The exercise:
Work through the data line by line, gathering every line that has the word "matplotlib".

Dataset section:
━━━

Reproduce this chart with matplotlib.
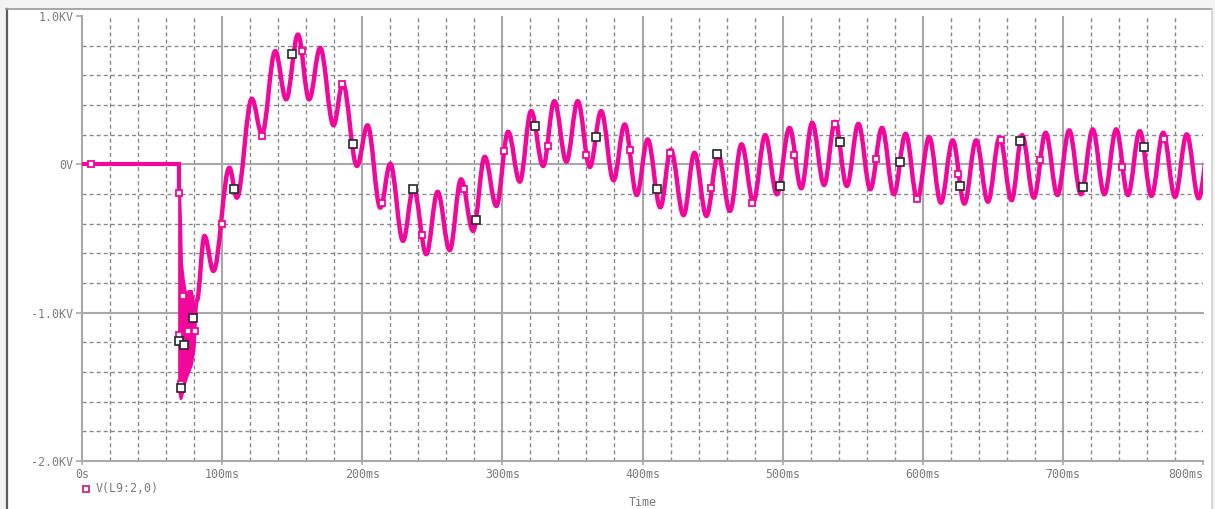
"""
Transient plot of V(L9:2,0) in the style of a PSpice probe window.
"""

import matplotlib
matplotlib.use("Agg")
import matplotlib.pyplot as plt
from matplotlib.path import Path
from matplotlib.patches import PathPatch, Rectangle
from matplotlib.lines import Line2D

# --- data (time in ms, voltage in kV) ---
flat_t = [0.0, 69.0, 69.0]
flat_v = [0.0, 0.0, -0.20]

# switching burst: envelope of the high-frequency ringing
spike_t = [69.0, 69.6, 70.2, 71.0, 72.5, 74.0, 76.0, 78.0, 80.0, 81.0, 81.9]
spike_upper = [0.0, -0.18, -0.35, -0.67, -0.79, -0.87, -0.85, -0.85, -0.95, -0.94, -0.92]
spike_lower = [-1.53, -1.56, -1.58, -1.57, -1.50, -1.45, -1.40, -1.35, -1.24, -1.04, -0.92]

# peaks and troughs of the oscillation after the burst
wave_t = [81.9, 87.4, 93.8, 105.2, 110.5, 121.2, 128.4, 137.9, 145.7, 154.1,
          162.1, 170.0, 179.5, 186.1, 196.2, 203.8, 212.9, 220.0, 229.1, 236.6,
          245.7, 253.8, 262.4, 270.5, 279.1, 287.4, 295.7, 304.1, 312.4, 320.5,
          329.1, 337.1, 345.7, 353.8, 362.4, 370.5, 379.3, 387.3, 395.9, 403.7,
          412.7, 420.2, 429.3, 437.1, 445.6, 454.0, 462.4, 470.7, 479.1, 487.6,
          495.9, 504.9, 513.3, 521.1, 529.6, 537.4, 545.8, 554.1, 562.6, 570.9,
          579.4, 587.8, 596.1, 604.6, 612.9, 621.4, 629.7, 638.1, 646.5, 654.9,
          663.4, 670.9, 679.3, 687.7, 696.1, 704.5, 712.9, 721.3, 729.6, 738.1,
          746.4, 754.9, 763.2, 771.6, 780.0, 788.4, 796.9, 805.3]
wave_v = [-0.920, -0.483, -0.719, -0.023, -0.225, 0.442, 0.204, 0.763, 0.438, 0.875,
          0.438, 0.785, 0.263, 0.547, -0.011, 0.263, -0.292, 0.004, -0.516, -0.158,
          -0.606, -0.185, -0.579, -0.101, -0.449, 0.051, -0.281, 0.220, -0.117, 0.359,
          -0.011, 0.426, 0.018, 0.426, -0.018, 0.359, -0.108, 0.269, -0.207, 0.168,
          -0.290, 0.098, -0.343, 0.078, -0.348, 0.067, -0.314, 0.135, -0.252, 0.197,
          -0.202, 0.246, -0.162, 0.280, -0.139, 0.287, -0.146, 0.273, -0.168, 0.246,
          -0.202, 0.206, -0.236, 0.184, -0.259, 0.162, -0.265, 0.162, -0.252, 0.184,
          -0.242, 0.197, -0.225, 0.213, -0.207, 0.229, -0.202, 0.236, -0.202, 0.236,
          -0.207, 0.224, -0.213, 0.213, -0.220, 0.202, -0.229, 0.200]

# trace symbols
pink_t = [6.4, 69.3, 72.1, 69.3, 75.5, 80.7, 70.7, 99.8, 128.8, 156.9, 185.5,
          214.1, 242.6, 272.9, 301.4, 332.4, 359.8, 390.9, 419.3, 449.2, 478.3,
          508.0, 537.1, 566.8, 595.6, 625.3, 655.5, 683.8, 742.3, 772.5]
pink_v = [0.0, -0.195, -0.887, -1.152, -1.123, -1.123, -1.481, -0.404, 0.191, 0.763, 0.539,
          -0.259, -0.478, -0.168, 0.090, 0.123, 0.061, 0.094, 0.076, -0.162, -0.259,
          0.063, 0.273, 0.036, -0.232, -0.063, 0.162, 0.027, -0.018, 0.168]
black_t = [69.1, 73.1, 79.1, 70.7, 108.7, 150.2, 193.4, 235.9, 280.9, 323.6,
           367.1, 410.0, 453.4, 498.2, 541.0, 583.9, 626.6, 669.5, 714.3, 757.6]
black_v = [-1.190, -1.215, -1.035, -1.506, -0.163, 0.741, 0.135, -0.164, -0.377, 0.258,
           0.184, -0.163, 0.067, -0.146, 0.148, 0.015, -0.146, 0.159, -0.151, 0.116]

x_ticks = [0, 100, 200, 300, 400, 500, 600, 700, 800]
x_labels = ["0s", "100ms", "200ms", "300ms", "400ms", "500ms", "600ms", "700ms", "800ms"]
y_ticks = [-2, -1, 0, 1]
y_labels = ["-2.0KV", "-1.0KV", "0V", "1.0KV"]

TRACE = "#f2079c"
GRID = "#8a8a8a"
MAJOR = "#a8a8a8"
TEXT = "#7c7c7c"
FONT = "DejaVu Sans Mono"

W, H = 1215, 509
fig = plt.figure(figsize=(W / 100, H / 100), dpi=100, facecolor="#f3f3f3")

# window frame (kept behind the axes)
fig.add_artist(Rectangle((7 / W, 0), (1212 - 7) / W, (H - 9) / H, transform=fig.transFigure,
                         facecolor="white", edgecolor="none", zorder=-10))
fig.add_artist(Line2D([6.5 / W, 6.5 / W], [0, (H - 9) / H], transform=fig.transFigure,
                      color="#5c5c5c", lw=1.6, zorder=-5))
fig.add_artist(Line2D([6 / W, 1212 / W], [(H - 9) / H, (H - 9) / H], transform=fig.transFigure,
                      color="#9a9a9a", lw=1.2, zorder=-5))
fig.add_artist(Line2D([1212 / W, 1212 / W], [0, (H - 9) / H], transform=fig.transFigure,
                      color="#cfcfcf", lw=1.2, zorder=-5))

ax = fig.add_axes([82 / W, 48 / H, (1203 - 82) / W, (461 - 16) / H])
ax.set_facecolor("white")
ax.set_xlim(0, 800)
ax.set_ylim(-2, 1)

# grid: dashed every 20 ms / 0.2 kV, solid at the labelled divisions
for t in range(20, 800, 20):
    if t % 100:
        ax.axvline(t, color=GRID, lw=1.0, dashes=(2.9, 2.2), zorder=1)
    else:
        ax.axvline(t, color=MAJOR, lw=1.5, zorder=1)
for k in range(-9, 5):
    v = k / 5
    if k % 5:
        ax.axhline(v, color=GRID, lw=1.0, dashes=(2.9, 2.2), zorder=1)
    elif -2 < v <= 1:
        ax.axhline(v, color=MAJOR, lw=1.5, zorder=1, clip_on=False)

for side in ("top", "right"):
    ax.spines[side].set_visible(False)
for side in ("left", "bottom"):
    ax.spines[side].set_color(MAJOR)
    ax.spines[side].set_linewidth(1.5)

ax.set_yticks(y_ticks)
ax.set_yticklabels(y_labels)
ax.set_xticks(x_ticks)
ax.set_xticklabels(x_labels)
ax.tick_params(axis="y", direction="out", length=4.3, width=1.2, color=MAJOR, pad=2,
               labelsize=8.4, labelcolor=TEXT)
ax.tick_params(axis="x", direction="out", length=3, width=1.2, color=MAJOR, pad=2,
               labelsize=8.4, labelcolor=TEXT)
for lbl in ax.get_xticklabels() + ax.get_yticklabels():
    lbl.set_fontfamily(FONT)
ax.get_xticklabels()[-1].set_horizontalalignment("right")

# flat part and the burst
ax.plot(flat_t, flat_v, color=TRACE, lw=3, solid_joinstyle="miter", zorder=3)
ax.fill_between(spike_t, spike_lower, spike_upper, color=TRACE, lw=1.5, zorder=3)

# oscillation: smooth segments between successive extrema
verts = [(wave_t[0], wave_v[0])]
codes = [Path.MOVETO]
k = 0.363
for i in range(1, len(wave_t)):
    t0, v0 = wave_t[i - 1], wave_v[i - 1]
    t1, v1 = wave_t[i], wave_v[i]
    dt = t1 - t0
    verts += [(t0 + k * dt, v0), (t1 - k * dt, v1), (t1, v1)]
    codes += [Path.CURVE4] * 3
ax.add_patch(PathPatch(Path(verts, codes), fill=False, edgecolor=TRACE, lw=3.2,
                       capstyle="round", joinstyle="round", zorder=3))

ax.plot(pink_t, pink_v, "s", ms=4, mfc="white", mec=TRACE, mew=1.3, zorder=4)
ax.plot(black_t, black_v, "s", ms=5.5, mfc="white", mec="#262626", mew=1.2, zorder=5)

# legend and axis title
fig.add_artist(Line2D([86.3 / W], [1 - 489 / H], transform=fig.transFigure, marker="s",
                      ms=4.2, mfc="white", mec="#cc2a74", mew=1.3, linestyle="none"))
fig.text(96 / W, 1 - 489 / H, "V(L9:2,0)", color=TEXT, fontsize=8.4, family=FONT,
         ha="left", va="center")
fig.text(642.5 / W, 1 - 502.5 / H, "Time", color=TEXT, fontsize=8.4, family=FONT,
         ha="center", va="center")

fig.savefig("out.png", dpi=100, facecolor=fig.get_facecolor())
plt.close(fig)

━━━

Answer to this task:
Reproduce this chart with matplotlib.
import matplotlib
matplotlib.use("Agg")
import matplotlib.pyplot as plt
from matplotlib.path import Path
from matplotlib.patches import PathPatch, Rectangle
from matplotlib.lines import Line2D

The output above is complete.